La trattativa era avviata, poi a fine giugno è saltato tutto. Come mai?
«Avevamo già firmato con l’Abi il protocollo sulla responsabilità sociale delle banche, che chiarisce che dopo i crack che hanno coinvolto migliaia di clienti, le aziende non devono più ragionare in un’ottica di guadagno a breve e ad ogni costo, ma devono pensare ad un servizio mirato per le varie tipologie di clienti, anche se nell’immediato non dà un utile alto. Su questo schema l’Abi e noi eravamo d’accordo».
E poi?
«Poi a giugno siamo andati a discutere la nuova piattaforma del contratto, partendo dalla parte economica».
E lì è saltato tutto.
«Non ancora. Abbiamo chiesto chiesto il 7,3% di aumento. Che risulta dal recupero dell’inflazione effettiva del 2002-2003, perchè il contratto è scaduto a fine 2001, e da quella attesa per il 2004-2005. In totale 180 euro di aumento medio, per coprire un quadriennio. L’Abi, che si rifà all’inflazione programmata del governo applicata in maniera restrittiva, ha risposto con 120 euro, che corrispondono ad un più 5,3%. Allora abbiamo detto: passiamo alla parte normativa. E l’Abi ci ha risposto che la parte normativa di esauriva con il protocollo appena firmato».

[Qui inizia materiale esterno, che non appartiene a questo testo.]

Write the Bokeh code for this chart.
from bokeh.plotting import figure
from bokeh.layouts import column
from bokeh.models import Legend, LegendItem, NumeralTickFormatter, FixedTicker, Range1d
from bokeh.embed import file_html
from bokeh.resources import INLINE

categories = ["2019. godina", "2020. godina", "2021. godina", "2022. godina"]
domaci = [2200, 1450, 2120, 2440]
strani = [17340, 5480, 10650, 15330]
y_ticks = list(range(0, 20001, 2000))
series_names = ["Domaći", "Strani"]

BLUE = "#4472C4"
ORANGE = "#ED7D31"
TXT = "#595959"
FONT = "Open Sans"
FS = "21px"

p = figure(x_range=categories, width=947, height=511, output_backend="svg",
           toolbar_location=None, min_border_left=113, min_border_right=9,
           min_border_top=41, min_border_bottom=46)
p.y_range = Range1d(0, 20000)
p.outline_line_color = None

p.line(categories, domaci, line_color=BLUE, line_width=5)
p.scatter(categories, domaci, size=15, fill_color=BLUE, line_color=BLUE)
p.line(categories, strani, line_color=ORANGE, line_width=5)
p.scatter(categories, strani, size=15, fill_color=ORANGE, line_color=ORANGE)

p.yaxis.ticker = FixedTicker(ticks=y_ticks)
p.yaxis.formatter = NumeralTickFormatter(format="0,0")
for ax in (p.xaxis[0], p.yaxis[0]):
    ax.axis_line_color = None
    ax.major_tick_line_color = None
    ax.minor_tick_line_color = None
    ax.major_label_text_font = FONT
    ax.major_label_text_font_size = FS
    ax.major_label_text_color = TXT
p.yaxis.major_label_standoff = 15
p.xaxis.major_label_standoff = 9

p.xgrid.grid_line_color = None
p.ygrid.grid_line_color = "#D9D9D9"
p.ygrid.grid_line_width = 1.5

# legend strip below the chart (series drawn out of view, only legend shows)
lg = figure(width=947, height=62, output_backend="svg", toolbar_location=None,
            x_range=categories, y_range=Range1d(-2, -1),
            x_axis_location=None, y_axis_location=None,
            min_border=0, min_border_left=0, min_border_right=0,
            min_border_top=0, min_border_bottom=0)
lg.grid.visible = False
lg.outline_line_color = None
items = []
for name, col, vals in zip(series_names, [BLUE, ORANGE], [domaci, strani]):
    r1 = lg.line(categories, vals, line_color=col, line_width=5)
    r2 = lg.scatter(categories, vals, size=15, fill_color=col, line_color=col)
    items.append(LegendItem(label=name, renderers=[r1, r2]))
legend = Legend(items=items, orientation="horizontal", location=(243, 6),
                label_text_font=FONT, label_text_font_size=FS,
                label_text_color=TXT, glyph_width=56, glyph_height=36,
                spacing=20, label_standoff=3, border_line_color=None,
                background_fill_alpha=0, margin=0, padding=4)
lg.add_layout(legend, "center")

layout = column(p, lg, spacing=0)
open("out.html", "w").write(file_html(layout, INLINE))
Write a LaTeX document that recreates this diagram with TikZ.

Perché il protocollo non basta?
«Perché chiarisce che i sistemi incentivanti che non devono non più essere collegati solo a obiettivi quantitativi di vendita di qualsiasi prodotto, ma anche alla qualità. Per far questo bisogna rivisitare il vecchio contratto nazionale, non è materia che può essere decisa singolarmente dalle banche. Basta vedere che sono pochissime quelle che rispettano tutti i parametri del progetto »Patti chiari» messo in piedi proprio da loro, dall’Abi, per capire che il principio della volontarietà nel rapporto con i clienti e nell’utilizzo dei lavoratori in un modo diverso, non regge. Dobbiamo prevedere che i lavoratori possano anche disubbidire se viene loro chiesto di vendere una polizza assicurativa a una vecchietta di ottant’anni».

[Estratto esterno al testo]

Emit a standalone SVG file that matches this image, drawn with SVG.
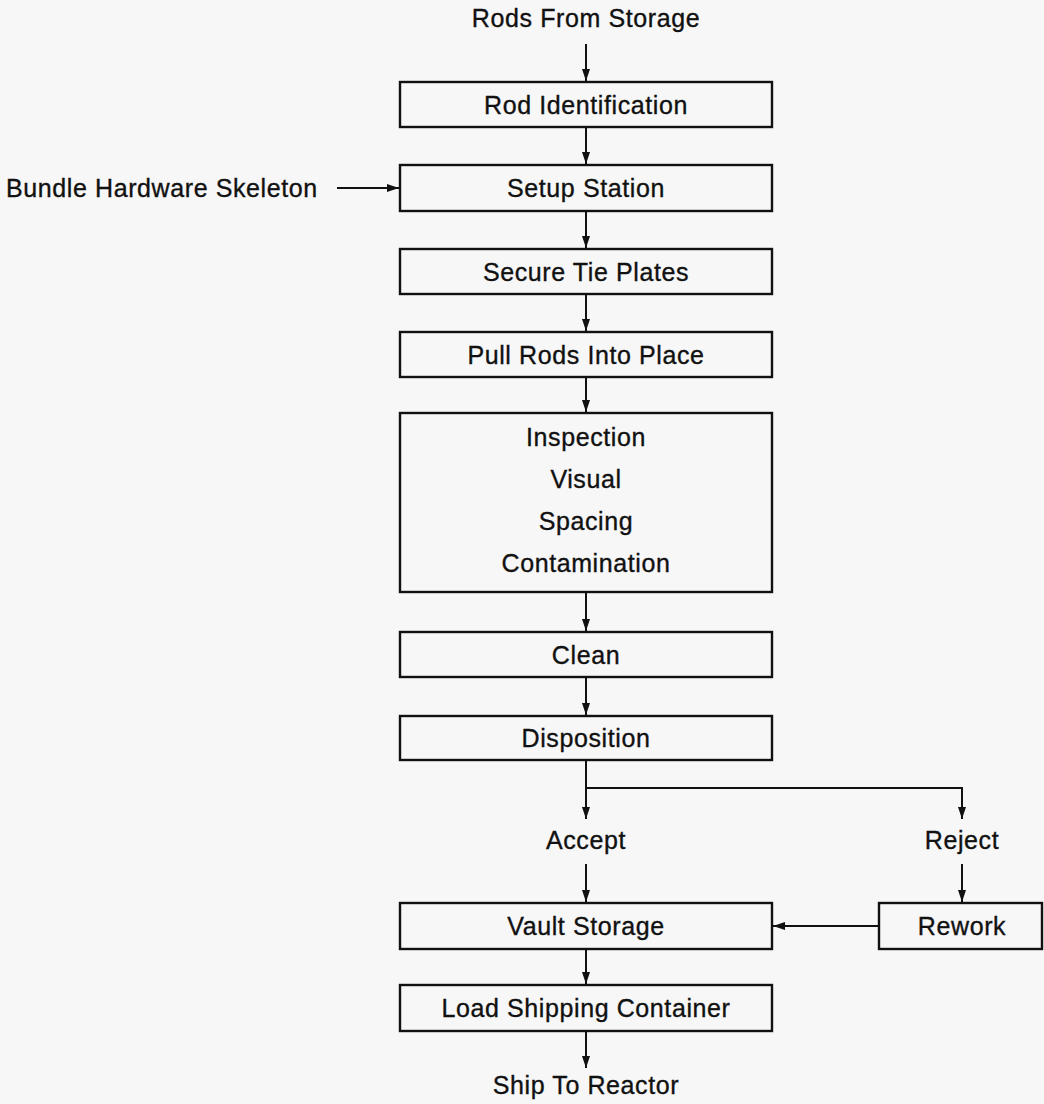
<svg xmlns="http://www.w3.org/2000/svg" width="1044" height="1104" viewBox="0 0 1044 1104">
<defs>
<marker id="ah" viewBox="0 0 12 8" refX="12" refY="4" markerWidth="12" markerHeight="8" markerUnits="userSpaceOnUse" orient="auto">
<path d="M0,0 L12,4 L0,8 Z" fill="#111"/>
</marker>
</defs>
<style>
.bg{fill:#f7f7f7}
.box{fill:none;stroke:#111;stroke-width:2.4}
.t{font-family:"Liberation Sans",Arial,Helvetica,sans-serif;font-size:25px;letter-spacing:0.6px;fill:#111;stroke:#111;stroke-width:0.35;text-anchor:middle}
.tl{font-family:"Liberation Sans",Arial,Helvetica,sans-serif;font-size:25px;letter-spacing:0.6px;fill:#111;stroke:#111;stroke-width:0.35;text-anchor:start}
.c{fill:none;stroke:#111;stroke-width:2}
.ca{fill:none;stroke:#111;stroke-width:2;marker-end:url(#ah)}
</style>
<rect class="bg" x="0" y="0" width="1044" height="1104"/>

<g id="connectors">
<line class="ca" x1="586" y1="44" x2="586" y2="81"/>
<line class="ca" x1="586" y1="128" x2="586" y2="164"/>
<line class="ca" x1="337" y1="188" x2="399" y2="188"/>
<line class="ca" x1="586" y1="212" x2="586" y2="248"/>
<line class="ca" x1="586" y1="295" x2="586" y2="331"/>
<line class="ca" x1="586" y1="378" x2="586" y2="412"/>
<line class="ca" x1="586" y1="593" x2="586" y2="631"/>
<line class="ca" x1="586" y1="678" x2="586" y2="715"/>
<line class="ca" x1="586" y1="761" x2="586" y2="819"/>
<polyline class="ca" points="586,788 962,788 962,819"/>
<line class="ca" x1="586" y1="864" x2="586" y2="902"/>
<line class="ca" x1="962" y1="864" x2="962" y2="902"/>
<line class="ca" x1="879" y1="926" x2="773" y2="926"/>
<line class="ca" x1="586" y1="950" x2="586" y2="984"/>
<line class="ca" x1="586" y1="1032" x2="586" y2="1068"/>
</g>

<g id="rods-from-storage"><text class="t" x="586" y="27">Rods From Storage</text></g>
<g id="bundle-hardware"><text class="tl" x="6" y="197">Bundle Hardware Skeleton</text></g>

<g id="rod-identification"><rect class="box" x="400" y="82" width="372" height="45"/><text class="t" x="586" y="114">Rod Identification</text></g>
<g id="setup-station"><rect class="box" x="400" y="165" width="372" height="46"/><text class="t" x="586" y="197">Setup Station</text></g>
<g id="secure-tie-plates"><rect class="box" x="400" y="249" width="372" height="45"/><text class="t" x="586" y="281">Secure Tie Plates</text></g>
<g id="pull-rods"><rect class="box" x="400" y="332" width="372" height="45"/><text class="t" x="586" y="364">Pull Rods Into Place</text></g>
<g id="inspection"><rect class="box" x="400" y="413" width="372" height="179"/>
<text class="t" x="586" y="446">Inspection</text>
<text class="t" x="586" y="488">Visual</text>
<text class="t" x="586" y="530">Spacing</text>
<text class="t" x="586" y="572">Contamination</text></g>
<g id="clean"><rect class="box" x="400" y="632" width="372" height="45"/><text class="t" x="586" y="664">Clean</text></g>
<g id="disposition"><rect class="box" x="400" y="716" width="372" height="44"/><text class="t" x="586" y="747">Disposition</text></g>
<g id="accept"><text class="t" x="586" y="849">Accept</text></g>
<g id="reject"><text class="t" x="962" y="849">Reject</text></g>
<g id="vault-storage"><rect class="box" x="400" y="903" width="372" height="46"/><text class="t" x="586" y="935">Vault Storage</text></g>
<g id="rework"><rect class="box" x="879" y="903" width="163" height="46"/><text class="t" x="962" y="935">Rework</text></g>
<g id="load-shipping"><rect class="box" x="400" y="985" width="372" height="46"/><text class="t" x="586" y="1017">Load Shipping Container</text></g>
<g id="ship-to-reactor"><text class="t" x="586" y="1094">Ship To Reactor</text></g>
</svg>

Così siete passati agli scioperi .
«La trattativa si è interrotta perchè eravamo distanti su tutto. Abbiamo fatto lo sciopero del 10 settembre, e ne è stato indetto un altro che si terrà per gruppi di regioni il primo e il 4 ottobre. Nel Lazio sarà il 1 ottobre.
Sportelli chiusi un’altra volta, per i cittadini è un bel disagio!
«Non devono volercene, perché nella nostra battaglia c’è un pezzo di verità che li riguarda. Certo, noi lottiamo per noi, ma anche per una banca eticamente migliore, che non cerca il guadagno esasperato a tutti i costi». L’Abi non sembra preoccuparsi molto di come stanno andando le cose.
«Le banche devono sapere che finché è bloccata la trattativa nazionale non andranno avanti nemmeno i piani di ristrutturazione aziendale».
In questa vertenza i sindacati sono divisi su due tavoli, quello dei confederali, e quello della Fabi. Non crede che ciò vi indebolisca?
«No. C’è la novità del Dircredito, che aderisce alla Cida, che ha deciso di lasciare il tavolo della Fabi per rincongiungersi, dopo un periodo transitorio, al nostro. La Fabi ha chiesto l’11% di aumento, noi andremo avanti per la nostra strada. Se i loro iscritti sciopereranno con noi come è successo il 10 settembre siamo contenti, ma per ora non ci sono le condizione per riunire i tavoli».